→ **EXERCISE GOAL**
Take every line where the string "standalone" appears and copy it.

→ **THE DATA**
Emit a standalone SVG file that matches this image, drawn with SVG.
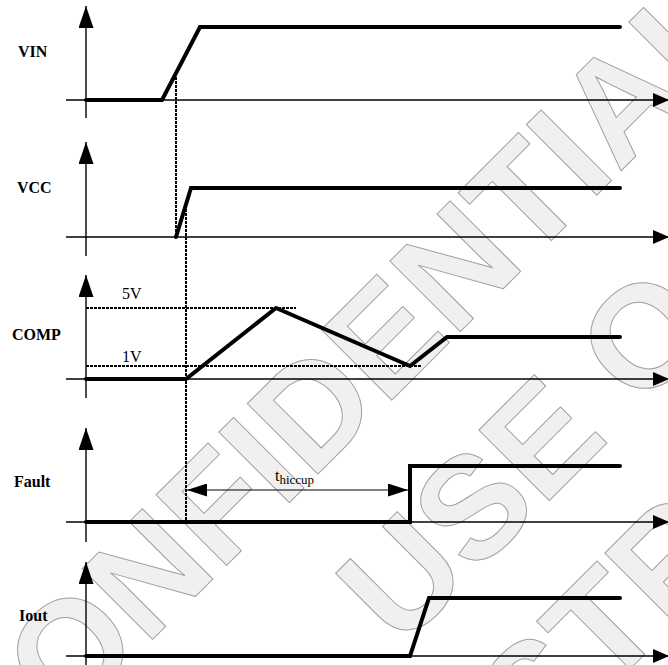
<svg xmlns="http://www.w3.org/2000/svg" width="668" height="665" viewBox="0 0 668 665">
<style>
.wm{font-family:"Liberation Sans",Arial,sans-serif;font-weight:bold;font-size:145px;fill:#f0f0f0;stroke:#a0a0a0;stroke-width:1}
.lbl{font-family:"Liberation Serif","Times New Roman",serif;font-weight:bold;font-size:16px;fill:#000}
.txt{font-family:"Liberation Serif","Times New Roman",serif;font-size:16px;fill:#000}
.axis{stroke:#000;stroke-width:1.4;fill:none}
.ya{marker-end:url(#ay)}
.xa{marker-end:url(#ax)}
.sig{stroke:#000;stroke-width:4;fill:none;stroke-linecap:round;stroke-linejoin:miter}
.dot{stroke:#000;stroke-width:2;fill:none;stroke-dasharray:3 1}
.dim{stroke:#000;stroke-width:1.2;fill:none;marker-start:url(#dl);marker-end:url(#dr)}
</style>
<defs>
<marker id="ay" markerUnits="userSpaceOnUse" markerWidth="22" markerHeight="15" refX="22" refY="7.5" orient="auto"><path d="M0,0 L22,7.5 L0,15 z" fill="#000"/></marker>
<marker id="ax" markerUnits="userSpaceOnUse" markerWidth="16" markerHeight="14" refX="16" refY="7" orient="auto"><path d="M0,0 L16,7 L0,14 z" fill="#000"/></marker>
<marker id="dr" markerUnits="userSpaceOnUse" markerWidth="20" markerHeight="13" refX="20" refY="6.5" orient="auto"><path d="M0,0 L20,6.5 L0,13 z" fill="#000"/></marker>
<marker id="dl" markerUnits="userSpaceOnUse" markerWidth="20" markerHeight="13" refX="0" refY="6.5" orient="auto"><path d="M20,0 L0,6.5 L20,13 z" fill="#000"/></marker>
</defs>
<rect width="668" height="665" fill="#fff"/>
<g id="watermark">
<text class="wm" transform="translate(-8,800) rotate(-45)">CONFIDENTIAL</text>
<text class="wm" transform="translate(400,650) rotate(-45)">USE O</text>
<text class="wm" transform="translate(435,864) rotate(-45)">DISTR</text>
</g>
<g id="connectors">
<line class="dot" x1="176" y1="77" x2="176" y2="237"/>
<line class="dot" x1="186" y1="205" x2="186" y2="522"/>
<line class="dim" x1="187" y1="490" x2="408" y2="490"/>
</g>
<g id="vin">
<text class="lbl" x="18" y="57">VIN</text>
<line class="axis ya" x1="86" y1="118" x2="86" y2="6"/>
<line class="axis xa" x1="66" y1="100" x2="669" y2="100"/>
<polyline class="sig" points="86,100 162,100 200,27 620,27"/>
</g>
<g id="vcc">
<text class="lbl" x="17" y="193">VCC</text>
<line class="axis ya" x1="86" y1="256" x2="86" y2="142"/>
<line class="axis xa" x1="66" y1="237" x2="669" y2="237"/>
<polyline class="sig" points="176,237 191,188 620,188"/>
</g>
<g id="comp">
<text class="lbl" x="12" y="340">COMP</text>
<line class="axis ya" x1="86" y1="398" x2="86" y2="275"/>
<line class="axis xa" x1="66" y1="379" x2="669" y2="379"/>
<line class="dot" x1="86" y1="308" x2="296" y2="308"/>
<line class="dot" x1="86" y1="366" x2="421" y2="366"/>
<text class="txt" x="122" y="299">5V</text>
<text class="txt" x="122" y="362">1V</text>
<polyline class="sig" points="86,379 186,379 276,308 410,366 447,337 620,337"/>
</g>
<g id="fault">
<text class="lbl" x="14" y="487">Fault</text>
<line class="axis ya" x1="86" y1="542" x2="86" y2="428"/>
<line class="axis xa" x1="66" y1="522" x2="669" y2="522"/>
<polyline class="sig" points="86,522 410,522 410,466 620,466"/>
<text class="txt" x="275" y="481" font-size="18">t<tspan font-size="13" dy="3">hiccup</tspan></text>
</g>
<g id="iout">
<text class="lbl" x="19" y="621">Iout</text>
<line class="axis ya" x1="86" y1="665" x2="86" y2="562"/>
<line class="axis xa" x1="66" y1="656" x2="669" y2="656"/>
<polyline class="sig" points="86,656 410,656 429,598 620,598"/>
</g>
</svg>
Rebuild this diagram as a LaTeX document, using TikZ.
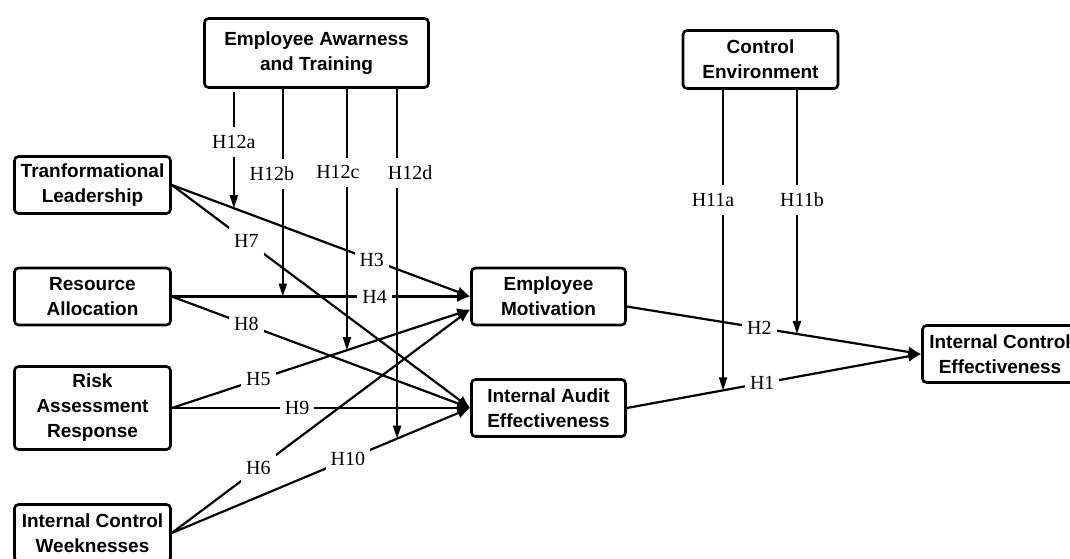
\documentclass[tikz,border=0pt]{standalone}
\usepackage{fontspec}
\setmainfont{Liberation Serif}
\newfontfamily\boxfont{Liberation Sans}
\usetikzlibrary{arrows.meta,calc}
\begin{document}
\begin{tikzpicture}[x=1pt,y=-1pt,
  box/.style={draw, line width=2.6pt, rounded corners=4pt, align=center,
    font=\boxfont\bfseries\fontsize{19}{25}\selectfont, inner sep=0pt,
    minimum width=156pt, minimum height=57pt},
  link/.style={line width=2.2pt, -{Latex[length=13pt,width=11pt]}},
  modarrow/.style={line width=2pt, -{Triangle[length=13pt,width=8pt]}},
  hlab/.style={fill=white, font=\fontsize{20}{24}\selectfont, inner xsep=5pt, inner ysep=8pt},
]
\useasboundingbox (0,0) rectangle (1070,558);
\fill[white] (0,0) rectangle (1070,558);

% boxes
\node[box, minimum width=224pt, minimum height=69pt] (EAT) at (316.5,53) {Employee Awarness\\and Training};
\node[box, minimum width=155pt, minimum height=58pt] (CE) at (760.5,59.5) {Control\\Environment};
\node[box] (TL) at (92.5,185) {Tranformational\\Leadership};
\node[box] (RA) at (92.5,296.5) {Resource\\Allocation};
\node[box, minimum height=83pt] (RAR) at (92.5,408) {Risk\\Assessment\\Response};
\node[box] (ICW) at (92.5,533) {Internal Control\\Weeknesses};
\node[box, minimum width=154pt] (EM) at (548.5,296.5) {Employee\\Motivation};
\node[box, minimum width=154pt] (IAE) at (548.5,408) {Internal Audit\\Effectiveness};
\node[box, minimum width=155pt] (ICE) at (1000,354) {Internal Control\\Effectiveness};

% connection points
\coordinate (EMb) at ($(EM.west)+(0,13)$);
\coordinate (EMo) at ($(EM.east)+(0,10)$);

% main links
\draw[link] (TL.east) -- node[hlab,pos=0.67]{H3} (EM.west);
\draw[link] (TL.east) -- node[hlab,pos=0.25]{H7} (IAE.west);
\draw[link] (RA.east) -- node[hlab,pos=0.68]{H4} (EM.west);
\draw[link] (RA.east) -- node[hlab,pos=0.25]{H8} (IAE.west);
\draw[link] (RAR.east) -- node[hlab,pos=0.29]{H5} (EMb);
\draw[link] (RAR.east) -- node[hlab,pos=0.42]{H9} (IAE.west);
\draw[link] (ICW.east) -- node[hlab,pos=0.29]{H6} (EMb);
\draw[link] (ICW.east) -- node[hlab,pos=0.59]{H10} (IAE.west);
\draw[link] (EMo) -- node[hlab,pos=0.45]{H2} (ICE.west);
\draw[link] (IAE.east) -- node[hlab,pos=0.46]{H1} (ICE.west);

% moderation targets
\coordinate (m12a) at ($(TL.east)!0.208!(EM.west)$);
\coordinate (m12b) at ($(RA.east)!0.372!(EM.west)$);
\coordinate (m12c) at ($(RAR.east)!0.587!(EMb)$);
\coordinate (m12d) at ($(ICW.east)!0.755!(IAE.west)$);
\coordinate (m11a) at ($(IAE.east)!0.327!(ICE.west)$);
\coordinate (m11b) at ($(EMo)!0.578!(ICE.west)$);

% moderation arrows
\draw[modarrow] ($(EAT.south -| m12a)+(0,3)$) -- node[hlab,pos=0.43]{H12a} (m12a);
\draw[modarrow] (EAT.south -| m12b) -- node[hlab,pos=0.41,xshift=-11pt]{H12b} (m12b);
\draw[modarrow] (EAT.south -| m12c) -- node[hlab,pos=0.32,xshift=-9pt]{H12c} (m12c);
\draw[modarrow] (EAT.south -| m12d) -- node[hlab,pos=0.24,xshift=13pt]{H12d} (m12d);
\draw[modarrow] (CE.south -| m11a) -- node[hlab,pos=0.367,xshift=-10pt]{H11a} (m11a);
\draw[modarrow] (CE.south -| m11b) -- node[hlab,pos=0.45,xshift=5pt]{H11b} (m11b);
\end{tikzpicture}
\end{document}
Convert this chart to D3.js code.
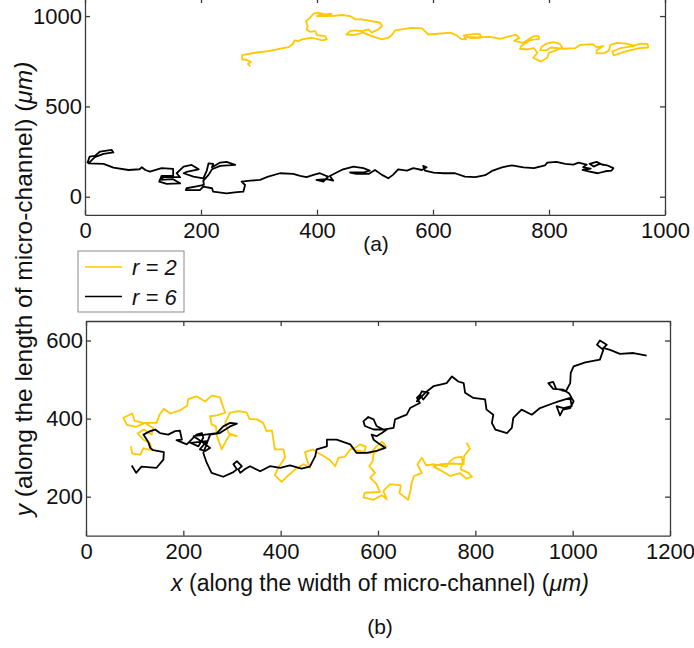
<!DOCTYPE html>
<html>
<head>
<meta charset="utf-8">
<script src="https://cdn.jsdelivr.net/npm/d3@7"></script>
<style>
body { margin: 0; background: #fff; }
text { font-family: "Liberation Sans", Arial, sans-serif; }
</style>
</head>
<body>
<script>
const wid = 694, hei = 648;     // width & height

// (a) r = 2 track, [x, y] in um
const trackA2 = [
    [285,722],[281,735],[286,747],[277,759],[271,759],[271,784],[293,797],[316,806],[339,821],[351,828],
    [359,847],[361,865],[368,861],[374,871],[391,880],[409,865],[417,871],[414,889],[400,895],[397,917],
    [388,913],[382,926],[384,945],[381,972],[388,991],[394,1013],[402,1019],[414,1009],[425,1013],[420,1000],
    [400,1000],[405,1009],[425,1000],[443,1006],[457,1000],[466,982],[477,982],[494,972],[509,963],[512,945],
    [506,926],[499,917],[494,908],[489,926],[477,917],[466,921],[457,917],[451,898],[463,895],[480,908],
    [494,889],[512,871],[523,880],[529,895],[535,921],[546,926],[563,935],[581,932],[586,917],[592,898],
    [609,902],[630,908],[641,893],[648,874],[657,871],[653,893],[670,900],[681,900],[683,880],[667,878],
    [658,885],[675,882],[698,885],[716,874],[733,889],[743,897],[749,878],[740,863],[755,852],[763,867],
    [774,889],[782,889],[783,874],[768,867],[753,837],[750,819],[763,815],[774,822],[780,797],[773,769],
    [786,748],[797,769],[800,797],[813,811],[823,826],[818,848],[808,856],[796,848],[787,830],[785,811],
    [795,810],[803,826],[824,819],[845,822],[854,841],[875,845],[882,828],[894,834],[882,811],[882,793],
    [895,795],[903,808],[906,841],[917,852],[933,848],[946,837],[958,848],[970,845],[971,826],[956,822],
    [941,811],[925,797],[912,782],[909,804],[923,822],[937,830],[948,834]
];

// (a) r = 6 track
const trackA6 = [
    [4,185],[8,222],[17,226],[26,250],[46,259],[49,245],[32,237],[17,219],[6,185],[32,182],
    [49,161],[75,148],[94,152],[98,163],[104,148],[112,139],[132,158],[152,154],[152,115],[132,115],
    [128,84],[141,71],[164,74],[152,97],[129,93],[135,108],[164,108],[158,130],[170,167],[184,176],
    [196,152],[175,137],[170,130],[187,111],[204,102],[210,145],[213,185],[221,182],[219,163],[233,189],
    [244,193],[259,176],[233,171],[219,152],[213,121],[204,89],[205,65],[190,56],[175,47],[174,37],
    [198,37],[204,56],[219,47],[221,28],[244,19],[262,26],[273,28],[276,65],[270,84],[285,89],
    [302,93],[313,108],[336,130],[359,126],[371,115],[382,108],[394,121],[405,130],[419,111],[411,84],
    [399,93],[417,97],[428,89],[422,115],[445,152],[463,167],[480,158],[491,145],[480,134],[457,134],
    [468,126],[489,126],[500,148],[512,121],[523,102],[531,121],[540,152],[555,145],[566,158],[581,148],
    [589,163],[583,171],[586,145],[601,134],[618,130],[638,130],[655,111],[673,108],[690,119],[703,145],
    [719,163],[736,174],[756,163],[774,158],[793,173],[797,189],[813,193],[828,182],[842,178],[851,189],
    [865,178],[859,163],[872,156],[858,148],[868,141],[884,130],[897,141],[908,145],[911,158],[900,174],
    [887,182],[877,167],[870,182],[882,193],[894,174]
];

// (b) r = 2 track
const trackB2 = [
    [92,329],[95,311],[111,307],[118,324],[135,319],[132,336],[118,346],[106,362],[119,372],[135,359],
    [138,376],[121,389],[103,379],[84,384],[77,402],[95,413],[100,394],[118,389],[145,389],[151,410],
    [160,425],[173,413],[193,421],[208,433],[210,450],[227,457],[245,444],[258,459],[275,455],[281,433],
    [286,415],[269,408],[255,406],[258,385],[267,380],[269,355],[279,321],[289,346],[296,359],[310,355],
    [293,363],[286,389],[296,415],[313,419],[330,416],[336,399],[351,398],[364,389],[371,368],[382,370],
    [385,346],[388,321],[406,321],[409,300],[395,274],[388,255],[402,238],[416,255],[430,270],[447,283],
    [460,274],[454,295],[450,314],[467,321],[474,314],[488,304],[501,294],[512,278],[519,300],[532,302],
    [543,321],[553,325],[563,334],[575,328],[571,312],[560,311],[556,319],[584,311],[597,329],[608,341],
    [617,328],[601,321],[591,311],[589,291],[582,278],[594,261],[584,249],[597,232],[604,212],[573,210],
    [570,198],[591,192],[608,204],[618,193],[611,215],[625,232],[647,229],[644,209],[662,192],[667,217],
    [669,234],[674,253],[690,261],[681,283],[690,300],[699,280],[714,283],[728,280],[741,277],[748,291],
    [758,300],[772,302],[774,289],[770,270],[786,261],[793,251],[781,246],[769,260],[748,253],[731,266],
    [714,277],[728,283],[755,285],[776,283],[777,304],[789,323],[782,338]
];

// (b) r = 6 track
const trackB6 = [
    [94,280],[103,261],[114,277],[145,274],[159,295],[160,314],[138,319],[132,325],[128,340],[118,359],
    [132,368],[142,372],[152,363],[169,359],[183,368],[193,369],[197,346],[186,345],[207,334],[227,359],
    [238,363],[241,351],[231,329],[214,338],[248,342],[234,321],[245,317],[255,325],[241,338],[221,355],
    [269,363],[282,380],[296,389],[310,387],[296,380],[275,363],[255,359],[241,312],[248,287],[258,261],
    [282,251],[303,263],[310,270],[303,283],[310,291],[320,278],[313,270],[317,261],[327,271],[337,278],
    [358,265],[378,278],[399,274],[419,280],[443,272],[460,277],[471,304],[474,321],[495,329],[495,346],
    [515,346],[543,334],[556,312],[577,312],[597,317],[615,325],[604,334],[591,346],[587,359],[597,355],
    [608,363],[618,372],[591,372],[573,381],[570,393],[580,404],[591,398],[597,381],[611,372],[632,376],
    [635,398],[659,410],[666,427],[686,440],[680,453],[686,461],[693,449],[704,466],[690,470],[680,444],
    [697,466],[714,483],[728,487],[741,491],[752,508],[765,495],[776,491],[779,466],[796,453],[820,449],
    [823,423],[837,410],[834,389],[841,372],[865,363],[875,376],[878,402],[895,423],[916,410],[933,427],
    [957,438],[971,444],[995,453],[998,432],[981,427],[967,432],[974,408],[980,423],[995,427],[1002,444],
    [993,464],[981,474],[960,476],[950,491],[960,494],[966,476],[986,470],[995,491],[996,517],[1002,534],
    [1026,544],[1056,551],[1063,576],[1050,589],[1056,600],[1070,589],[1063,581],[1077,576],[1097,566],
    [1125,568],[1152,561]
];

const xTicksA = [0, 200, 400, 600, 800, 1000];
const yTicksA = [0, 500, 1000];
const xTicksB = [0, 200, 400, 600, 800, 1000, 1200];
const yTicksB = [200, 400, 600];
const seriesNames = ['r = 2', 'r = 6'];
const seriesColors = ['#ffc800', '#000000'];

const axisColor = '#3a3a3a';
const tickFont = 22;

let svg = d3.select('body')
    .append('svg')
    .attr('width', wid)
    .attr('height', hei);

function styleAxis(g, labels) {
    g.attr('font-size', tickFont)
        .attr('font-family', '"Liberation Sans", Arial, sans-serif');
    g.selectAll('path, line').attr('stroke', axisColor).attr('stroke-width', 1.3);
    g.selectAll('text').attr('fill', '#111');
    if (!labels) g.selectAll('text').remove();
}

function drawPanel(x, y, xTicks, yTicks, tracks) {
    let [y0, y1] = y.range();
    let [x0, x1] = x.range();
    let fmt = d3.format('d');

    // tracks: r = 2 first, r = 6 on top
    let line = d3.line().x((d) => x(d[0])).y((d) => y(d[1]));
    tracks.forEach((t, i) => {
        svg.append('path')
            .attr('d', line(t))
            .attr('fill', 'none')
            .attr('stroke', seriesColors[i])
            .attr('stroke-width', 1.8)
            .attr('stroke-linejoin', 'round');
    });

    svg.append('g').attr('transform', `translate(0,${y0})`)
        .call(d3.axisBottom(x).tickValues(xTicks).tickFormat(fmt).tickSize(-5).tickSizeOuter(0).tickPadding(8))
        .call((g) => styleAxis(g, true));
    svg.append('g').attr('transform', `translate(0,${y1})`)
        .call(d3.axisTop(x).tickValues(xTicks).tickSize(-5).tickSizeOuter(0))
        .call((g) => styleAxis(g, false));
    svg.append('g').attr('transform', `translate(${x0},0)`)
        .call(d3.axisLeft(y).tickValues(yTicks).tickFormat(fmt).tickSize(-5).tickSizeOuter(0).tickPadding(3))
        .call((g) => styleAxis(g, true));
    svg.append('g').attr('transform', `translate(${x1},0)`)
        .call(d3.axisRight(y).tickValues(yTicks).tickSize(-5).tickSizeOuter(0))
        .call((g) => styleAxis(g, false));
}

// panel (a)
let xA = d3.scaleLinear().domain([0, 1000]).range([85, 665]);
let yA = d3.scaleLinear().domain([-100, 1100]).range([214.8, -2]);
drawPanel(xA, yA, xTicksA, yTicksA, [trackA2, trackA6]);

// panel (b)
let xB = d3.scaleLinear().domain([0, 1200]).range([86, 670]);
let yB = d3.scaleLinear().domain([100, 650]).range([535.7, 321]);
drawPanel(xB, yB, xTicksB, yTicksB, [trackB2, trackB6]);

// captions
svg.append('text').attr('x', 376).attr('y', 251)
    .attr('text-anchor', 'middle').attr('font-size', 21).attr('fill', '#111').text('(a)');
svg.append('text').attr('x', 380).attr('y', 634)
    .attr('text-anchor', 'middle').attr('font-size', 21).attr('fill', '#111').text('(b)');

// axis titles
let xt = svg.append('text').attr('x', 380).attr('y', 591)
    .attr('text-anchor', 'middle').attr('font-size', 23).attr('fill', '#111');
xt.append('tspan').attr('font-style', 'italic').text('x');
xt.append('tspan').text(' (along the width of micro-channel) (');
xt.append('tspan').attr('font-style', 'italic').text('\u03bcm)');

let yt = svg.append('text')
    .attr('transform', 'translate(32,289) rotate(-90)')
    .attr('text-anchor', 'middle').attr('font-size', 24.5).attr('fill', '#111');
yt.append('tspan').attr('font-style', 'italic').text('y');
yt.append('tspan').text(' (along the length of micro-channel) (');
yt.append('tspan').attr('font-style', 'italic').text('\u03bcm)');

// legend
let legend = svg.append('g');
legend.append('rect')
    .attr('x', 78).attr('y', 251).attr('width', 106).attr('height', 61)
    .attr('fill', '#fff').attr('stroke', '#8a8a8a').attr('stroke-width', 1);
seriesNames.forEach((name, i) => {
    let ly = 267 + i * 29.5;
    legend.append('line')
        .attr('x1', 85).attr('x2', 122).attr('y1', ly).attr('y2', ly)
        .attr('stroke', seriesColors[i]).attr('stroke-width', 1.6);
    legend.append('text')
        .attr('x', 132).attr('y', ly + 8)
        .attr('font-size', 22).attr('font-style', 'italic').attr('fill', '#111')
        .text(name);
});
</script>
</body>
</html>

→ **COMPLETE OUTPUT**
Emit a standalone SVG file that matches this image, drawn with SVG.
\documentclass[tikz,border=0pt]{standalone}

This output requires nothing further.